Britain's Chris Froome, wearing the overall leader's yellow jersey, speeds downhill during the twelfth stage of the Tour de France Photo: Peter Dejong/AP

Bastille Day is a time for fun and festivities but for Chris Froome and his Tour de France rivals it will be a day of danger and suffering on Friday.

For most mortals the prospect of a 101km bike ride through the Pyrenean mountains would seem daunting, but for reigning champion Froome and race leader Fabio Aru, it is a short and punchy stage 13 with pitfalls aplenty.

Froome was off colour on Thursday and lost his yellow jersey to Aru by just six seconds after cracking on the brutally steep final climb to Peyragudes.

He will wear the barely familiar white jersey of his Sky team on Friday as the beaming Italian Aru dons yellow for the first time.

Froome has worn yellow more than 50 times at the Tour but now that Aru has his hands on the jersey, he's determined his depleted Astana team will fight hard to keep it.

"We've already said since the beginning of the Tour that this is a dangerous stage," said Aru.

"Short stages can really hurt because they're done at speed -- with just 100km, there will be many riders in the break and we'll have to follow them.

"I'm expecting a tough day."

Former Vuelta winner Aru leads Froome with Frenchman Romain Bardet, the winner of Thursday's 12th stage, third at 25sec and Colombian Rigoberto Uran fourth at 55sec.

But all eyes will be on Froome to see how he reacts to his unexpected struggles on Thursday.

Bardet for one is expecting the Briton, a three-time Tour winner, to strike back on Friday. 

"We'll have to be careful of Sky, they don't like losing and will try to turn it around," warned Bardet.

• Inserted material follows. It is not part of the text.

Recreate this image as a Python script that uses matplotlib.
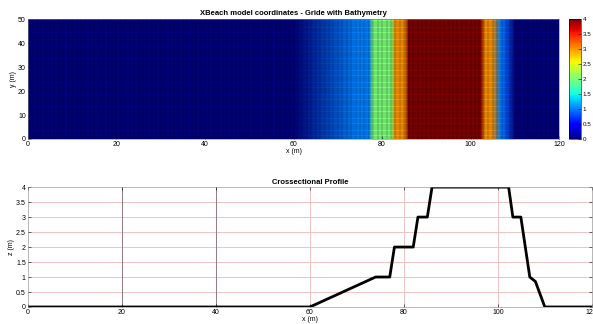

He's also not getting carried away by talk of dead kings.

"We remain human beings and if he (Froome) showed his limits, he nonetheless did well to limit the damage and I'm wary about how he'll react."

If the riders will be on edge during the stage, organisers and local police are also nervous at a time of high tension in France.

Last year's Bastille Day celebrations were overshadowed by a jihadist attack in Nice that saw 86 people killed.

Security at the Tour has been ramped up this year, in particular for this stage with specialist anti-terror units following the race in a helicopter and a canine team trained in sniffing out explosives amongst crowds of people also deployed.